**WHAT YOU ARE ASKED TO DO**
Omit pictures and quote the listing below line by line, from its start through the line that holds "ax = fig.add_axes([441".

**DATASET CONTENT**
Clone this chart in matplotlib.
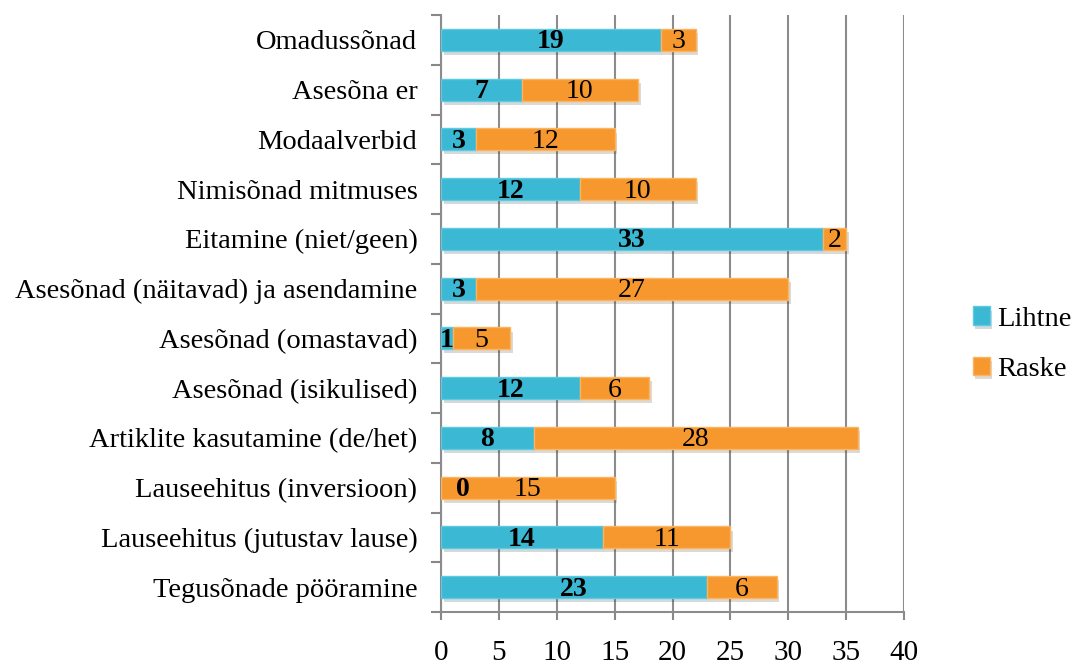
import matplotlib.pyplot as plt
import matplotlib.patheffects as pe

categories = ["Omadussõnad", "Asesõna er", "Modaalverbid", "Nimisõnad mitmuses",
              "Eitamine (niet/geen)", "Asesõnad (näitavad) ja asendamine",
              "Asesõnad (omastavad)", "Asesõnad (isikulised)",
              "Artiklite kasutamine (de/het)", "Lauseehitus (inversioon)",
              "Lauseehitus (jutustav lause)", "Tegusõnade pööramine"]
lihtne = [19, 7, 3, 12, 33, 3, 1, 12, 8, 0, 14, 23]
raske = [3, 10, 12, 10, 2, 27, 5, 6, 28, 15, 11, 6]

plt.rcParams['font.family'] = ['Liberation Serif', 'DejaVu Serif']

fig = plt.figure(figsize=(10.74, 6.66), dpi=100)
ax = fig.add_axes([441 / 1074, 54 / 666, 463 / 1074, 597 / 666])

y = list(range(len(categories)))[::-1]
shadow = [pe.SimplePatchShadow(offset=(2, -3), alpha=0.18), pe.Normal()]

b1 = ax.barh(y, lihtne, height=0.44, color="#3bb8d3", edgecolor="#5ccae0",
             linewidth=1, label="Lihtne", zorder=3)
b2 = ax.barh(y, raske, left=lihtne, height=0.44, color="#f7982f",
             edgecolor="#fbb45f", linewidth=1, label="Raske", zorder=3)
for bar in list(b1) + list(b2):
    bar.set_path_effects(shadow)

for yi, l, r in zip(y, lihtne, raske):
    ax.text(1.9 if l == 0 else l / 2, yi - 0.04, str(l), ha="center",
            va="center", fontsize=20, fontweight="bold", zorder=5)
    ax.text(l + r / 2, yi - 0.04, str(r), ha="center", va="center", fontsize=20, zorder=5)

ax.set_xlim(0, 40)
ax.set_ylim(-0.5, len(categories) - 0.5)
ax.set_xticks(range(0, 41, 5))
ax.set_yticks(y)
ax.set_yticklabels(categories, fontsize=20.5)
ax.set_yticks([v - 0.5 for v in range(len(categories) + 1)], minor=True)
ax.tick_params(axis="y", which="major", length=0, pad=17)
ax.tick_params(axis="y", which="minor", length=7, width=1.5, color="#888888")
ax.tick_params(axis="x", length=6, width=1.5, color="#888888", labelsize=21, pad=14)

ax.grid(axis="x", color="#8c8c8c", linewidth=1.5, zorder=0)
ax.set_axisbelow(True)
for side in ["top", "right"]:
    ax.spines[side].set_visible(False)
for side in ["left", "bottom"]:
    ax.spines[side].set_color("#8c8c8c")
    ax.spines[side].set_linewidth(1.5)

fig.legend(handles=[b1, b2], loc="center left", bbox_to_anchor=(947 / 1074, 0.483),
           frameon=False, fontsize=20.5, handlelength=0.6, handleheight=0.6,
           handletextpad=0.25, labelspacing=0.9)

fig.savefig("out.png", dpi=100)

**ANSWER IN FULL**
Clone this chart in matplotlib.
import matplotlib.pyplot as plt
import matplotlib.patheffects as pe

categories = ["Omadussõnad", "Asesõna er", "Modaalverbid", "Nimisõnad mitmuses",
              "Eitamine (niet/geen)", "Asesõnad (näitavad) ja asendamine",
              "Asesõnad (omastavad)", "Asesõnad (isikulised)",
              "Artiklite kasutamine (de/het)", "Lauseehitus (inversioon)",
              "Lauseehitus (jutustav lause)", "Tegusõnade pööramine"]
lihtne = [19, 7, 3, 12, 33, 3, 1, 12, 8, 0, 14, 23]
raske = [3, 10, 12, 10, 2, 27, 5, 6, 28, 15, 11, 6]

plt.rcParams['font.family'] = ['Liberation Serif', 'DejaVu Serif']

fig = plt.figure(figsize=(10.74, 6.66), dpi=100)
ax = fig.add_axes([441 / 1074, 54 / 666, 463 / 1074, 597 / 666])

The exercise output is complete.